The development of the memory-based model within TensorFlow is complex. The converted model can be huge because it stores sessions and items within the memory. Why to bother in this case? The first reason is to have a reference for the neural networks, the second reason is that in our study, k-NN based model performance was very close to the fine-tuned neural network architectures and at the same time model has a less number of parameters. The last reason is the volume of data: not all models based on the neural network architectures are well trained and the important factor is data volume. For the relatively smaller volume of sessions, it is better to use simple models to prevent overfitting.
In this presentation, we will show the Sk-NN model implementation in TensorFlow and TensorFlow Extended, compare the Sk-NN model to the neural networks with the processing time vs session set size and with the MRR vs session set size.
Poster 40: Metric Learning for Session-based Recommendations
Szymon Zaborowski (Sales Intelligence Sp. z o.o.), Bartłomiej Twardowski (Warsaw University of Technology), Paweł Zawistowski (Warsaw University of Technology)

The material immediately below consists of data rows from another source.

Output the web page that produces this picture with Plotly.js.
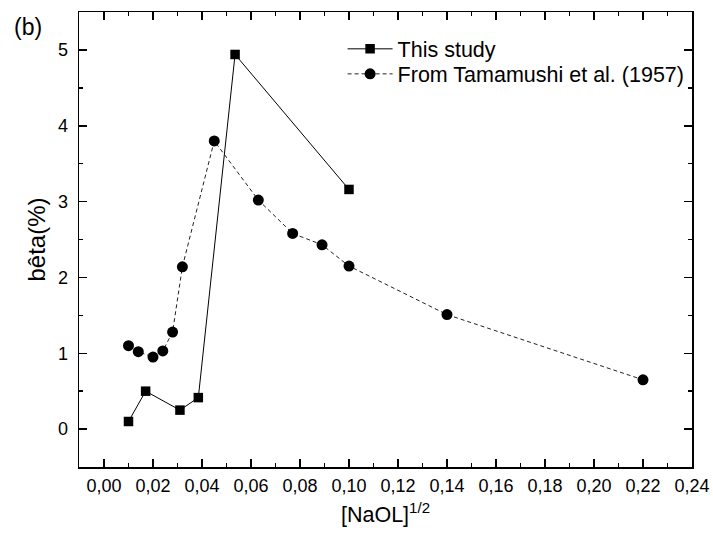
<!DOCTYPE html>
<html>
<head>
<meta charset="utf-8">
<script src="https://cdn.plot.ly/plotly-3.0.1.min.js"></script>
<style>html,body{margin:0;padding:0;background:#fff;}#chart{width:713px;height:543px;}</style>
</head>
<body>
<div id="chart"></div>
<script>
// This study
var studyX = [0.010, 0.017, 0.031, 0.0385, 0.0535, 0.100];
var studyY = [0.10, 0.50, 0.25, 0.415, 4.94, 3.16];
// From Tamamushi et al. (1957)
var tamX = [0.010, 0.014, 0.020, 0.024, 0.028, 0.032, 0.045, 0.063, 0.077, 0.089, 0.100, 0.140, 0.220];
var tamY = [1.10, 1.02, 0.95, 1.03, 1.28, 2.14, 3.80, 3.02, 2.58, 2.43, 2.15, 1.51, 0.65];

var seriesNames = ['This study', 'From Tamamushi et al. (1957)'];
var xTickVals = [0, 0.02, 0.04, 0.06, 0.08, 0.10, 0.12, 0.14, 0.16, 0.18, 0.20, 0.22, 0.24];
var yTickVals = [0, 1, 2, 3, 4, 5];

var font = 'Liberation Sans, Arial, sans-serif';

var traces = [
  {
    x: studyX, y: studyY, name: seriesNames[0], type: 'scatter', mode: 'lines+markers',
    line: {color: '#000', width: 1},
    marker: {symbol: 'square', size: 9.5, color: '#000'},
    legend: 'legend'
  },
  {
    x: tamX, y: tamY, name: seriesNames[1], type: 'scatter', mode: 'lines+markers',
    line: {color: '#222', width: 1, dash: '4px,3px'},
    marker: {symbol: 'circle', size: 11, color: '#000'},
    legend: 'legend2'
  }
];

var axisCommon = {
  showline: true, linecolor: '#000', linewidth: 1.5, mirror: 'ticks',
  ticks: 'inside', ticklen: 8, tickwidth: 1.5, tickcolor: '#000',
  showgrid: false, zeroline: false,
  tickfont: {family: font, size: 18, color: '#000'}
};

var legendCommon = {
  x: 0.430, xanchor: 'left', yanchor: 'middle',
  bgcolor: 'rgba(0,0,0,0)', borderwidth: 0,
  font: {family: font, size: 21.5, color: '#000'},
  itemwidth: 45
};

var layout = {
  width: 713, height: 543,
  margin: {l: 79, r: 21, t: 12, b: 76},
  paper_bgcolor: '#fff', plot_bgcolor: '#fff',
  separators: ', ',
  showlegend: true,
  legend: Object.assign({}, legendCommon, {y: 0.919}),
  legend2: Object.assign({}, legendCommon, {y: 0.864}),
  xaxis: Object.assign({}, axisCommon, {
    range: [-0.0102, 0.24],
    tickvals: xTickVals, tickformat: '.2f',
    minor: {ticks: 'inside', ticklen: 4, tickwidth: 1.5, tickcolor: '#000', dtick: 0.01, tick0: 0},
    ticklabelstandoff: 2,
    title: {text: '[NaOL]<sup>1/2</sup>', font: {family: font, size: 21.5, color: '#000'}, standoff: 12}
  }),
  yaxis: Object.assign({}, axisCommon, {
    range: [-0.5, 5.5],
    tickvals: yTickVals, tickformat: 'd',
    minor: {ticks: 'inside', ticklen: 4, tickwidth: 1.5, tickcolor: '#000', dtick: 0.5, tick0: 0},
    ticklabelstandoff: 6,
    title: {text: 'bêta(%)', font: {family: font, size: 24, color: '#000'}, standoff: 5}
  }),
  annotations: [
    {text: '(b)', xref: 'paper', yref: 'paper', x: -0.109, y: 1.0, xanchor: 'left', yanchor: 'top',
     showarrow: false, font: {family: font, size: 23, color: '#000'}}
  ]
};

Plotly.newPlot('chart', traces, layout, {displayModeBar: false, staticPlot: true});
</script>
</body>
</html>
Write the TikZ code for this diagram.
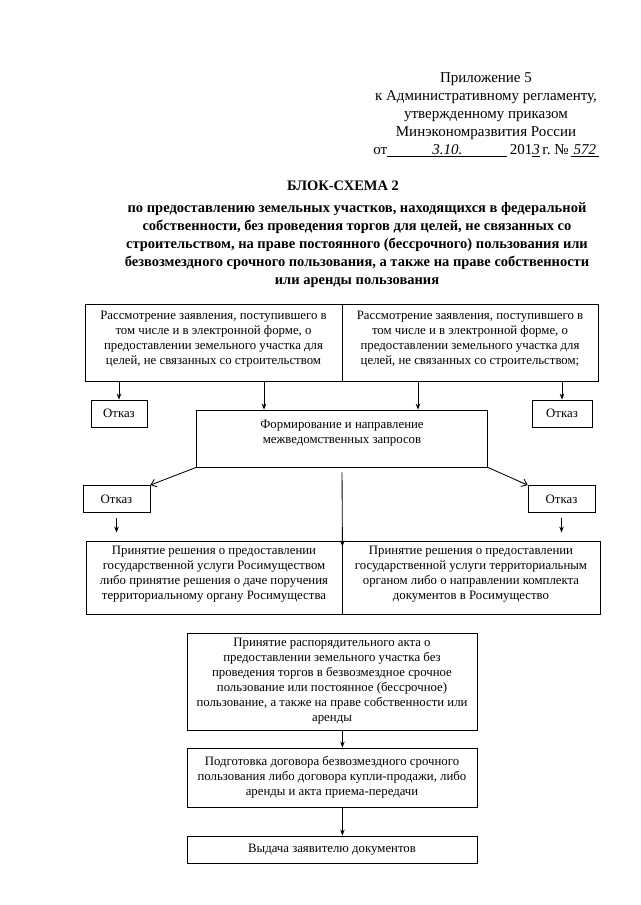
\documentclass[tikz,border=0pt]{standalone}
\usepackage{fontspec}
\setmainfont{Liberation Serif}
\usepackage{tikz}
\usetikzlibrary{arrows.meta,positioning,calc}

\begin{document}
\begin{tikzpicture}[x=1pt, y=-1pt,
  box/.style={draw, line width=0.85pt, inner sep=0pt, align=center, font=\fontsize{12.8}{15}\selectfont},
  otkaz/.style={box, minimum width=60pt, minimum height=27pt},
  arr/.style={-{Stealth[length=6pt,width=4.5pt]}, line width=0.85pt},
  diag/.style={-{Straight Barb[length=5pt,width=8pt]}, line width=0.85pt}]
\useasboundingbox (0,0) rectangle (640,905);
% header
\node[align=center, font=\fontsize{15}{18}\selectfont] (hdr) at (486,115)
  {Приложение 5\\к Административному регламенту,\\утвержденному приказом\\Минэкономразвития России\\
   от\underline{\makebox[120pt][l]{\hspace{45pt}\itshape 3.10.}}\,201\underline{\itshape 3}\,г.~№\,\underline{\itshape\,572\,}};
\node[font=\fontsize{14.5}{18}\selectfont\bfseries] (title) at (343,186) {БЛОК-СХЕМА 2};
\node[align=center, font=\fontsize{14.5}{18}\selectfont\bfseries] (subt) at (357,245)
  {по предоставлению земельных участков, находящихся в федеральной\\
   собственности, без проведения торгов для целей, не связанных со\\
   строительством, на праве постоянного (бессрочного) пользования или\\
   безвозмездного срочного пользования, а также на праве собственности\\
   или аренды пользования};
% boxes
\node[box, minimum width=257pt, minimum height=77pt] (tl) at (213.5,342.5)
  {Рассмотрение заявления, поступившего в\\том числе и в электронной форме, о\\предоставлении земельного участка для\\целей, не связанных со строительством\\[-5pt]};
\node[box, minimum width=256pt, minimum height=77pt] (tr) at (470,342.5)
  {Рассмотрение заявления, поступившего в\\том числе и в электронной форме, о\\предоставлении земельного участка для\\целей, не связанных со строительством;\\[-5pt]};
\node[otkaz, minimum width=56pt] (otka) at (119,413.5) {Отказ};
\node[otkaz] (otkb) at (562,413.5) {Отказ};
\node[box, minimum width=291pt, minimum height=57pt] (form) at (342,438.5)
  {Формирование и направление\\межведомственных запросов\\[-1pt]};
\node[otkaz, minimum width=67pt] (otkc) at (116.5,499) {Отказ};
\node[otkaz, minimum width=67pt] (otkd) at (561.5,499) {Отказ};
\node[box, minimum width=256pt, minimum height=73pt] (dl) at (214,577.5)
  {Принятие решения о предоставлении\\государственной услуги Росимуществом\\либо принятие решения о даче поручения\\территориальному органу Росимущества\\[-5pt]};
\node[box, minimum width=258pt, minimum height=73pt] (dr) at (471,577.5)
  {Принятие решения о предоставлении\\государственной услуги территориальным\\органом либо о направлении комплекта\\документов в Росимущество\\[-5pt]};
\node[box, minimum width=290pt, minimum height=97pt] (akt) at (332,681.5)
  {Принятие распорядительного акта о\\предоставлении земельного участка без\\проведения торгов в безвозмездное срочное\\пользование или постоянное (бессрочное)\\пользование, а также на праве собственности или\\аренды};
\node[box, minimum width=290pt, minimum height=59pt] (dog) at (332,777.5)
  {Подготовка договора безвозмездного срочного\\пользования либо договора купли-продажи, либо\\аренды и акта приема-передачи};
\node[box, minimum width=290pt, minimum height=27pt] (vyd) at (332,849.5)
  {Выдача заявителю документов};
% connectors
\coordinate (fin) at ($(dl.north east)+(0,6)$);
\draw[arr] (otka.north |- tl.south) -- (otka.north);
\draw[arr] (otkb.north |- tr.south) -- (otkb.north);
\draw[arr] ([xshift=-78pt]form.north |- tl.south) -- ([xshift=-78pt]form.north);
\draw[arr] ([xshift=76pt]form.north |- tr.south) -- ([xshift=76pt]form.north);
\draw[diag] (form.south west) -- (otkc.north east);
\draw[diag] (form.south east) -- (otkd.north west);
\draw[arr, shorten <=5pt] (form.south) -- (fin);
\draw[arr, shorten <=5pt, shorten >=8pt] (otkc.south) -- (otkc.south |- dl.north);
\draw[arr, shorten <=5pt, shorten >=8pt] (otkd.south) -- (otkd.south |- dr.north);
\draw[arr] (akt.south -| dl.east) -- (dog.north -| dl.east);
\draw[arr] (dog.south -| dl.east) -- (vyd.north -| dl.east);
\end{tikzpicture}
\end{document}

Session-based recommenders, used for making predictions out of users' uninterrupted sequences of actions, are attractive for many applications. Here, for this task we propose using metric learning, where a common embedding space for sessions and items is created, and distance measures dissimilarity between the provided sequence of users' events and the next action. We discuss and compare metric learning approaches to commonly used learning-to-rank methods, where some synergies exist. We propose a simple architecture for problem analysis and demonstrate that neither extensively big nor deep architectures are necessary in order to outperform existing methods.